For the first time, a publicly accessible model has crossed the symbolic 100-trillion-parameter barrier while still delivering usable latency. Grok 4 was trained on an unprecedented 128 000 H100 GPUs running non-stop for four months — roughly 15 million GPU-hours and an electricity bill that could power a small country.
The results are brutal:
96.8 % on MATH-500 (previous public SOTA was 91 %)
89.4 % on HumanEval+ and 81.3 % on SWE-Bench Verified — it now beats every specialist coding agent, including Devin and Cursor, without any tool-use scaffolding
Perfect score on the 1-million-token Needle-in-a-Haystack and 98 % on the brutal RULER-128k benchmark
Multimodal: 87.6 % MMMU, 94.1 % MathVista, 79.8 % ChartQA — all new public records
Agent benchmarks: 72 % WebArena and 68 % AndroidControl in zero-shot setting
But the scaling curves.
The report shows the cleanest confirmation yet that Chinchilla-style scaling laws are still perfectly log-linear even at 104 trillion parameters (MoE, ~26 T active per token).

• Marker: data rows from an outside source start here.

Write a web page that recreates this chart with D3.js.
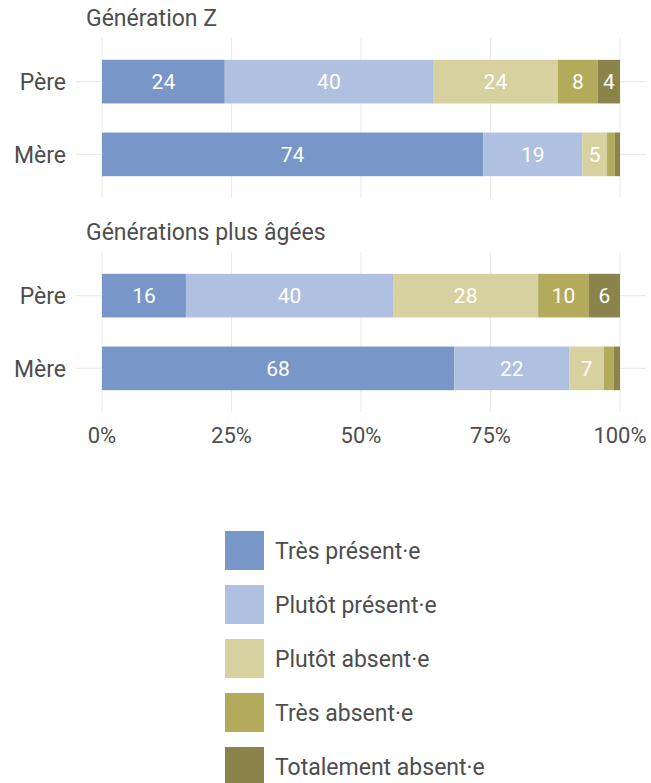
<!DOCTYPE html>
<html><head><meta charset="utf-8">
<script src="https://cdn.jsdelivr.net/npm/d3@7"></script>
<style>body{margin:0;background:#fff;} text{font-family:Roboto,"Liberation Sans",sans-serif;}</style>
</head><body>
<script>
const categories = ["Très présent·e","Plutôt présent·e","Plutôt absent·e","Très absent·e","Totalement absent·e"];
const colors = ["#7896c8","#b0c0e0","#d7d09f","#b3aa5b","#8a844b"];
const panels = ["Génération Z","Générations plus âgées"];
const parents = ["Père","Mère"];
const genZ_pere = [23.7,40.2,24.1,7.7,4.3];
const genZ_mere = [73.6,19.1,4.8,1.5,1.0];
const older_pere = [16.2,40.0,28.0,9.8,6.0];
const older_mere = [68.0,22.2,6.7,1.9,1.2];
const xTicks = [0,25,50,75,100];
const panelData = [[genZ_pere,genZ_mere],[older_pere,older_mere]];

const W=651,H=783;
const svg=d3.select("body").append("svg").attr("width",W).attr("height",H);
const x=d3.scaleLinear().domain([0,100]).range([102,620]);
const panelTops=[38,252];
const panelH=160;
const textCol="#4d4d4d";

panelData.forEach((rows,pi)=>{
  const top=panelTops[pi];
  const y=d3.scalePoint().domain(parents).range([top,top+panelH]).padding(0.6);
  const bh=y.step()*0.6;
  const g=svg.append("g");
  g.selectAll(".vg").data(xTicks).join("line")
    .attr("x1",d=>x(d)).attr("x2",d=>x(d)).attr("y1",top).attr("y2",top+panelH)
    .attr("stroke","#ebebeb").attr("stroke-width",1.1);
  g.selectAll(".hg").data(parents).join("line")
    .attr("x1",76).attr("x2",646).attr("y1",d=>y(d)).attr("y2",d=>y(d))
    .attr("stroke","#ebebeb").attr("stroke-width",1.1);
  g.append("text").attr("x",86).attr("y",top-12).attr("fill",textCol).attr("font-size",23).text(panels[pi]);
  g.selectAll(".yl").data(parents).join("text")
    .attr("x",66).attr("y",d=>y(d)).attr("dy","0.36em").attr("text-anchor","end")
    .attr("fill",textCol).attr("font-size",23).text(d=>d);
  rows.forEach((vals,ri)=>{
    let cum=0;
    const segs=vals.map((v,i)=>{const s={v,i,x0:cum,x1:cum+v};cum+=v;return s;});
    const yc=y(parents[ri]);
    g.selectAll(null).data(segs).join("rect")
      .attr("x",d=>x(d.x0)).attr("width",d=>x(d.x1)-x(d.x0))
      .attr("y",yc-bh/2).attr("height",bh).attr("fill",d=>colors[d.i]);
    g.selectAll(null).data(segs.filter(d=>d.v>=3)).join("text")
      .attr("x",d=>x((d.x0+d.x1)/2)).attr("y",yc).attr("dy","0.36em")
      .attr("text-anchor","middle").attr("fill","#fff").attr("font-size",21)
      .text(d=>Math.round(d.v));
  });
});
svg.selectAll(".xt").data(xTicks).join("text")
  .attr("x",d=>x(d)).attr("y",443).attr("text-anchor","middle").attr("fill",textCol).attr("font-size",22)
  .text(d=>d+"%");
const lg=svg.append("g");
categories.forEach((c,i)=>{
  const yy=531+i*54;
  lg.append("rect").attr("x",225).attr("y",yy).attr("width",39).attr("height",39).attr("fill",colors[i]);
  lg.append("text").attr("x",275).attr("y",yy+19.5).attr("dy","0.36em").attr("fill",textCol).attr("font-size",23).text(c);
});
</script>
</body></html>
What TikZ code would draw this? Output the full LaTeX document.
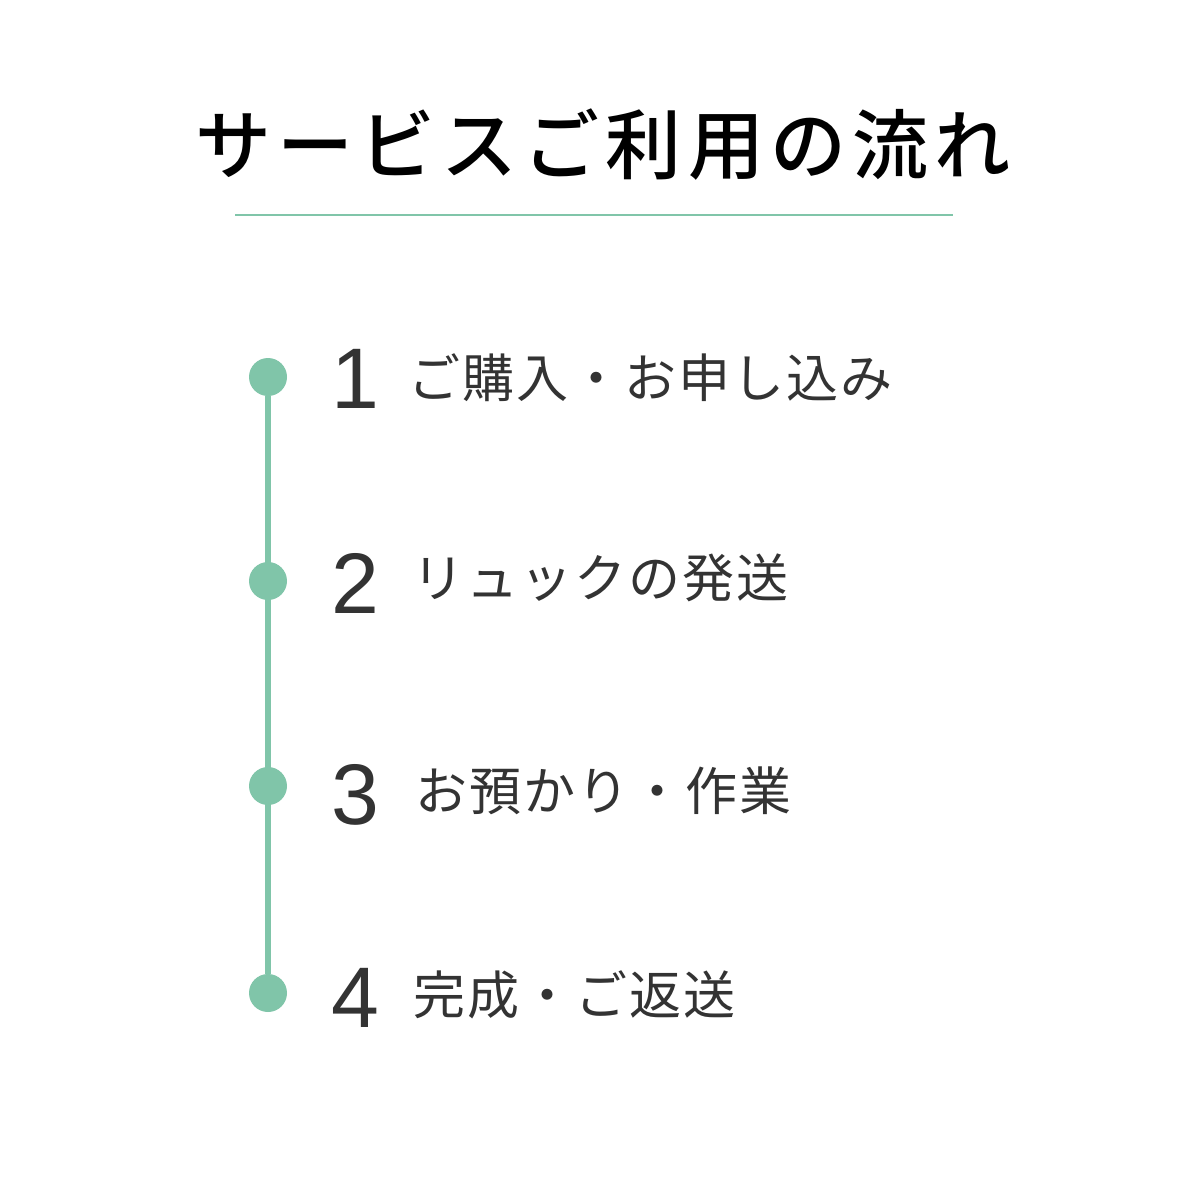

There is essentially zero flattening. If you believe the curves (and xAI included the raw training logs), another 5–10× effective compute should still yield predictable, massive gains.
Architecture notes worth knowing:
Native 128 k context, extendable to 1 M+ with almost no accuracy drop thanks to a new “Grok Attention” routing trick
Trained on ~50 trillion tokens: heavily deduplicated Common Crawl, real-time X posts, the entire arXiv, and massive synthetic math/code textbooks
Post-training used a new reinforcement-learning-from-AI-feedback loop that is 3× more sample-efficient than previous methods
Grok 4 is already live today for SuperGrok and X Premium+ users. A denser, non-MoE “Grok 4 Heavy” (rumoured >400 T parameters) is slated for mid-2026 and will reportedly require the Memphis supercluster currently under construction.
Bottom line: we are not in the diminishing-returns regime. We are still riding the straight part of the scaling highway, and xAI just proved it with the biggest public run ever.